Actively listen to your partner. Paraphrase back to your partner what they have said. By paraphrasing it indicates to your partner that they have been heard. It does not mean you agree with what is being said, only that you understand what they are saying. If you find yourself arguing, take a timeout before continuing.

No blocking.  Everyone is allotted equal time to speak.  Only one person speaks at a time. Stay in the present.  Discuss only one item at a time.

No Judgement. Do not judge, put words in their mouth or jump to conclusions. Wait until your partner is finished. Paraphrase what they just said before you respond.

No “Why” Questions. When you ask “Why” it causes the other person to feel they are being attacked or judged.

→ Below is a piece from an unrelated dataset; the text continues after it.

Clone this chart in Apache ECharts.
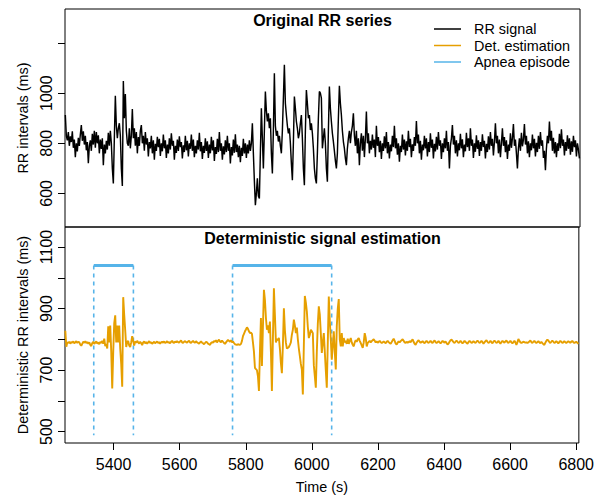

Own your Feelings. When you are corresponding with your partner, it is important that you use language that does not offend or put up a wall, that will shut down any productive communication. The best way to do this is to communicate with “I” statements: I feel, I need, I see. Do not use “You” statements, stay away from: You always, You never. “You” statements are accusations, and are “heard” as you are attacking them. This can lead to arguments and conversations spiraling out of control very quickly.

2 – Focus on Key Elements That Make a Marriage Work

Ask yourself the following yes/no questions, and answer them honestly, even if you are mad at your partner right now.

I believe my partner has good qualities.

My partner and I share the same basic values.

My partner is one of my best friends.

My partner and I have several of the same dreams and goals.

My partner and I have a lot of common interests.

If you answered “Yes” to 3 of these 5 questions, then you have the foundation to rebuild a strong marriage.

3 – Understand your Partners Love Language

Feeling loved, understood and respected are primary human emotional needs. When we don’t communicate effectively we often are left to feeling unappreciated and unloved.

Once you have made the decision to work on your marriage, talk about how each of you feel loved and appreciated in the marriage. Make a commitment to each other that you want to do a better job of meeting each other’s needs.

There are several books on the subject you can pick up to help you understand how your partner feels loved. Gary Chapman’s book “The Five Love Languages” breaks down our human emotional needs into five love languages: Words of Affirmation, Quality Time, Receiving Gifts, Acts of Service and Physical touch.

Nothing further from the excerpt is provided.